Given task »
Set down the records once more, please, exactly and with the pictures left out.

----------------------------------------

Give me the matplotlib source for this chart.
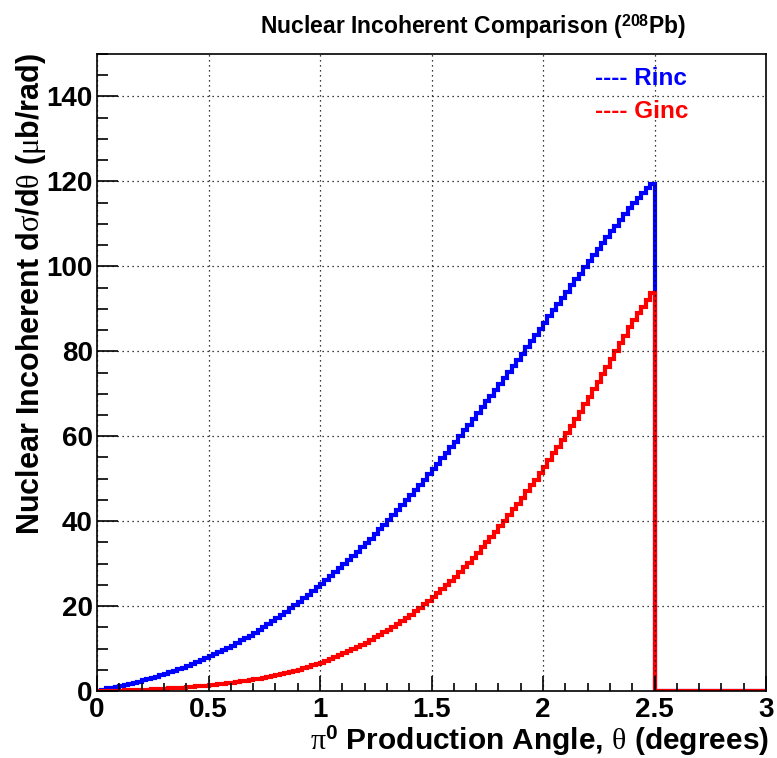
import numpy as np
import matplotlib
matplotlib.use("Agg")
import matplotlib.pyplot as plt
from matplotlib.ticker import MultipleLocator

plt.rcParams['font.family'] = ['Liberation Sans', 'DejaVu Sans']
plt.rcParams['mathtext.fontset'] = 'custom'
plt.rcParams['mathtext.rm'] = 'Liberation Serif'
plt.rcParams['mathtext.it'] = 'Liberation Serif:italic'
plt.rcParams['mathtext.bf'] = 'Liberation Sans:bold'
plt.rcParams['mathtext.sf'] = 'Liberation Sans'

# ---- data (bin width 0.02 deg, 0..3 deg) ----
x_min, x_max, n_bins = 0.0, 3.0, 150

rinc = [
    0.1, 0.3, 0.6, 0.8, 1.0,
    1.2, 1.5, 1.7, 1.9, 2.2,
    2.5, 2.8, 3.1, 3.4, 3.7,
    4.0, 4.4, 4.8, 5.1, 5.5,
    5.9, 6.4, 6.8, 7.2, 7.7,
    8.2, 8.7, 9.2, 9.7, 10.2,
    10.7, 11.3, 11.9, 12.4, 13.0,
    13.7, 14.4, 15.1, 15.8, 16.5,
    17.2, 17.9, 18.7, 19.5, 20.2,
    21.0, 21.9, 22.7, 23.5, 24.4,
    25.3, 26.2, 27.1, 28.0, 28.9,
    29.8, 30.8, 31.8, 32.8, 33.8,
    34.8, 35.9, 37.0, 38.1, 39.2,
    40.3, 41.4, 42.6, 43.8, 44.9,
    46.1, 47.3, 48.6, 49.8, 51.0,
    52.2, 53.5, 54.8, 56.1, 57.4,
    58.7, 60.0, 61.4, 62.7, 64.0,
    65.4, 66.8, 68.2, 69.5, 70.9,
    72.3, 73.7, 75.2, 76.6, 78.0,
    79.4, 80.9, 82.4, 83.8, 85.3,
    86.7, 88.2, 89.7, 91.1, 92.6,
    94.0, 95.5, 96.9, 98.3, 99.8,
    101.2, 102.6, 104.1, 105.5, 106.9,
    108.3, 109.6, 111.0, 112.4, 113.7,
    115.0, 116.2, 117.3, 118.4, 119.5,
    0, 0, 0, 0, 0, 0, 0, 0, 0, 0, 0, 0, 0, 0, 0,
    0, 0, 0, 0, 0, 0, 0, 0, 0, 0,
]

ginc = [
    0.01, 0.02, 0.04, 0.06, 0.07,
    0.10, 0.13, 0.17, 0.20, 0.23,
    0.28, 0.33, 0.38, 0.43, 0.48,
    0.54, 0.61, 0.68, 0.75, 0.82,
    0.90, 0.99, 1.08, 1.17, 1.26,
    1.36, 1.48, 1.60, 1.72, 1.84,
    1.98, 2.13, 2.28, 2.43, 2.58,
    2.75, 2.94, 3.13, 3.32, 3.51,
    3.73, 3.99, 4.25, 4.51, 4.77,
    5.06, 5.38, 5.70, 6.02, 6.34,
    6.71, 7.13, 7.55, 7.97, 8.39,
    8.85, 9.35, 9.85, 10.35, 10.85,
    11.4, 12.0, 12.6, 13.2, 13.8,
    14.45, 15.15, 15.85, 16.55, 17.25,
    18.0, 18.8, 19.65, 20.5, 21.3,
    22.2, 23.1, 24.05, 25.0, 25.9,
    26.95, 28.05, 29.15, 30.25, 31.35,
    32.5, 33.8, 35.0, 36.2, 37.5,
    38.8, 40.1, 41.45, 42.8, 44.1,
    45.5, 47.0, 48.4, 49.8, 51.3,
    52.8, 54.4, 55.95, 57.5, 59.1,
    60.7, 62.4, 64.1, 65.8, 67.5,
    69.2, 71.0, 72.8, 74.6, 76.4,
    78.2, 80.1, 81.9, 83.7, 85.6,
    87.3, 88.9, 90.5, 92.1, 93.7,
    0, 0, 0, 0, 0, 0, 0, 0, 0, 0, 0, 0, 0, 0, 0,
    0, 0, 0, 0, 0, 0, 0, 0, 0, 0,
]

series_names = ["Rinc", "Ginc"]
series_colors = ["#0000ff", "#ff0000"]

xtick_vals = [0, 0.5, 1, 1.5, 2, 2.5, 3]
xtick_labels = ["0", "0.5", "1", "1.5", "2", "2.5", "3"]

title = r"Nuclear Incoherent Comparison ($^{\mathbf{208}}$Pb)"
xlabel = r"$\mathrm{\pi}^{\mathbf{0}}$ Production Angle, $\mathrm{\theta}$ (degrees)"
ylabel = r"Nuclear Incoherent d$\mathrm{\sigma}$/d$\mathrm{\theta}$ ($\mathrm{\mu}$b/rad)"

# ---- figure ----
W, H = 777, 758
fig = plt.figure(figsize=(W / 100, H / 100), dpi=100)
ax = fig.add_axes([97 / W, 1 - 691 / H, (766 - 97) / W, (691 - 54) / H])

edges = np.linspace(x_min, x_max, n_bins + 1)
for vals, col in zip([rinc, ginc], series_colors):
    ax.stairs(vals, edges, color=col, lw=3.0, baseline=None)

ax.set_xlim(0, 3)
ax.set_ylim(0, 150)
ax.xaxis.set_minor_locator(MultipleLocator(0.1))
ax.yaxis.set_major_locator(MultipleLocator(20))
ax.yaxis.set_minor_locator(MultipleLocator(5))
ax.set_xticks(xtick_vals)
ax.set_xticklabels(xtick_labels)

ax.grid(True, which='major', color='black', linestyle=(0, (1, 3)), lw=0.9)
ax.tick_params(which='both', direction='in', top=False, right=False, width=1.2)
ax.tick_params(axis='x', which='major', length=11, labelsize=20, pad=4)
ax.tick_params(axis='x', which='minor', length=6)
ax.tick_params(axis='y', which='major', length=15, labelsize=20, pad=3)
ax.tick_params(axis='y', which='minor', length=8)
for lab in ax.get_xticklabels() + ax.get_yticklabels():
    lab.set_fontweight('bold')
for s in ax.spines.values():
    s.set_linewidth(1.2)

fig.text(769 / W, 1 - 750 / H, xlabel, ha='right', va='baseline',
         fontsize=21.5, fontweight='bold')
fig.text(31 / W, 1 - 53 / H, ylabel, ha='center', va='top', rotation=90,
         fontsize=22, fontweight='bold')

fig.text(473 / W, 1 - 27 / H, title, ha='center', va='center',
         fontsize=16.5, fontweight='bold')

for i, (name, col) in enumerate(zip(series_names, series_colors)):
    ax.text(0.745, 0.961 - i * 0.052, "---- " + name, color=col,
            transform=ax.transAxes, ha='left', va='center',
            fontsize=17.5, fontweight='bold')

fig.savefig("out.png", dpi=100)
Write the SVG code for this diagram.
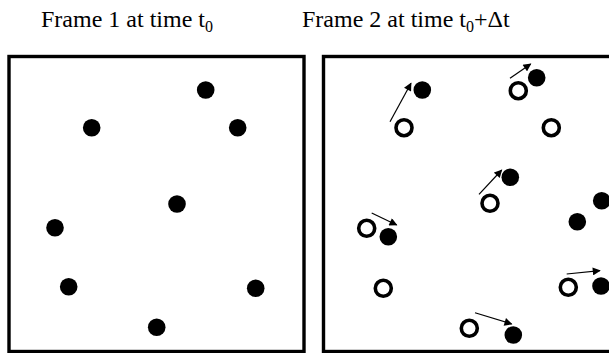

----------------------------------------

Answer to this task »
Give me the matplotlib source for this chart.
import numpy as np
import matplotlib
matplotlib.use("Agg")
import matplotlib.pyplot as plt
from matplotlib.ticker import MultipleLocator

plt.rcParams['font.family'] = ['Liberation Sans', 'DejaVu Sans']
plt.rcParams['mathtext.fontset'] = 'custom'
plt.rcParams['mathtext.rm'] = 'Liberation Serif'
plt.rcParams['mathtext.it'] = 'Liberation Serif:italic'
plt.rcParams['mathtext.bf'] = 'Liberation Sans:bold'
plt.rcParams['mathtext.sf'] = 'Liberation Sans'

# ---- data (bin width 0.02 deg, 0..3 deg) ----
x_min, x_max, n_bins = 0.0, 3.0, 150

rinc = [
    0.1, 0.3, 0.6, 0.8, 1.0,
    1.2, 1.5, 1.7, 1.9, 2.2,
    2.5, 2.8, 3.1, 3.4, 3.7,
    4.0, 4.4, 4.8, 5.1, 5.5,
    5.9, 6.4, 6.8, 7.2, 7.7,
    8.2, 8.7, 9.2, 9.7, 10.2,
    10.7, 11.3, 11.9, 12.4, 13.0,
    13.7, 14.4, 15.1, 15.8, 16.5,
    17.2, 17.9, 18.7, 19.5, 20.2,
    21.0, 21.9, 22.7, 23.5, 24.4,
    25.3, 26.2, 27.1, 28.0, 28.9,
    29.8, 30.8, 31.8, 32.8, 33.8,
    34.8, 35.9, 37.0, 38.1, 39.2,
    40.3, 41.4, 42.6, 43.8, 44.9,
    46.1, 47.3, 48.6, 49.8, 51.0,
    52.2, 53.5, 54.8, 56.1, 57.4,
    58.7, 60.0, 61.4, 62.7, 64.0,
    65.4, 66.8, 68.2, 69.5, 70.9,
    72.3, 73.7, 75.2, 76.6, 78.0,
    79.4, 80.9, 82.4, 83.8, 85.3,
    86.7, 88.2, 89.7, 91.1, 92.6,
    94.0, 95.5, 96.9, 98.3, 99.8,
    101.2, 102.6, 104.1, 105.5, 106.9,
    108.3, 109.6, 111.0, 112.4, 113.7,
    115.0, 116.2, 117.3, 118.4, 119.5,
    0, 0, 0, 0, 0, 0, 0, 0, 0, 0, 0, 0, 0, 0, 0,
    0, 0, 0, 0, 0, 0, 0, 0, 0, 0,
]

ginc = [
    0.01, 0.02, 0.04, 0.06, 0.07,
    0.10, 0.13, 0.17, 0.20, 0.23,
    0.28, 0.33, 0.38, 0.43, 0.48,
    0.54, 0.61, 0.68, 0.75, 0.82,
    0.90, 0.99, 1.08, 1.17, 1.26,
    1.36, 1.48, 1.60, 1.72, 1.84,
    1.98, 2.13, 2.28, 2.43, 2.58,
    2.75, 2.94, 3.13, 3.32, 3.51,
    3.73, 3.99, 4.25, 4.51, 4.77,
    5.06, 5.38, 5.70, 6.02, 6.34,
    6.71, 7.13, 7.55, 7.97, 8.39,
    8.85, 9.35, 9.85, 10.35, 10.85,
    11.4, 12.0, 12.6, 13.2, 13.8,
    14.45, 15.15, 15.85, 16.55, 17.25,
    18.0, 18.8, 19.65, 20.5, 21.3,
    22.2, 23.1, 24.05, 25.0, 25.9,
    26.95, 28.05, 29.15, 30.25, 31.35,
    32.5, 33.8, 35.0, 36.2, 37.5,
    38.8, 40.1, 41.45, 42.8, 44.1,
    45.5, 47.0, 48.4, 49.8, 51.3,
    52.8, 54.4, 55.95, 57.5, 59.1,
    60.7, 62.4, 64.1, 65.8, 67.5,
    69.2, 71.0, 72.8, 74.6, 76.4,
    78.2, 80.1, 81.9, 83.7, 85.6,
    87.3, 88.9, 90.5, 92.1, 93.7,
    0, 0, 0, 0, 0, 0, 0, 0, 0, 0, 0, 0, 0, 0, 0,
    0, 0, 0, 0, 0, 0, 0, 0, 0, 0,
]

series_names = ["Rinc", "Ginc"]
series_colors = ["#0000ff", "#ff0000"]

xtick_vals = [0, 0.5, 1, 1.5, 2, 2.5, 3]
xtick_labels = ["0", "0.5", "1", "1.5", "2", "2.5", "3"]

title = r"Nuclear Incoherent Comparison ($^{\mathbf{208}}$Pb)"
xlabel = r"$\mathrm{\pi}^{\mathbf{0}}$ Production Angle, $\mathrm{\theta}$ (degrees)"
ylabel = r"Nuclear Incoherent d$\mathrm{\sigma}$/d$\mathrm{\theta}$ ($\mathrm{\mu}$b/rad)"

# ---- figure ----
W, H = 777, 758
fig = plt.figure(figsize=(W / 100, H / 100), dpi=100)
ax = fig.add_axes([97 / W, 1 - 691 / H, (766 - 97) / W, (691 - 54) / H])

edges = np.linspace(x_min, x_max, n_bins + 1)
for vals, col in zip([rinc, ginc], series_colors):
    ax.stairs(vals, edges, color=col, lw=3.0, baseline=None)

ax.set_xlim(0, 3)
ax.set_ylim(0, 150)
ax.xaxis.set_minor_locator(MultipleLocator(0.1))
ax.yaxis.set_major_locator(MultipleLocator(20))
ax.yaxis.set_minor_locator(MultipleLocator(5))
ax.set_xticks(xtick_vals)
ax.set_xticklabels(xtick_labels)

ax.grid(True, which='major', color='black', linestyle=(0, (1, 3)), lw=0.9)
ax.tick_params(which='both', direction='in', top=False, right=False, width=1.2)
ax.tick_params(axis='x', which='major', length=11, labelsize=20, pad=4)
ax.tick_params(axis='x', which='minor', length=6)
ax.tick_params(axis='y', which='major', length=15, labelsize=20, pad=3)
ax.tick_params(axis='y', which='minor', length=8)
for lab in ax.get_xticklabels() + ax.get_yticklabels():
    lab.set_fontweight('bold')
for s in ax.spines.values():
    s.set_linewidth(1.2)

fig.text(769 / W, 1 - 750 / H, xlabel, ha='right', va='baseline',
         fontsize=21.5, fontweight='bold')
fig.text(31 / W, 1 - 53 / H, ylabel, ha='center', va='top', rotation=90,
         fontsize=22, fontweight='bold')

fig.text(473 / W, 1 - 27 / H, title, ha='center', va='center',
         fontsize=16.5, fontweight='bold')

for i, (name, col) in enumerate(zip(series_names, series_colors)):
    ax.text(0.745, 0.961 - i * 0.052, "---- " + name, color=col,
            transform=ax.transAxes, ha='left', va='center',
            fontsize=17.5, fontweight='bold')

fig.savefig("out.png", dpi=100)
Write the SVG code for this diagram.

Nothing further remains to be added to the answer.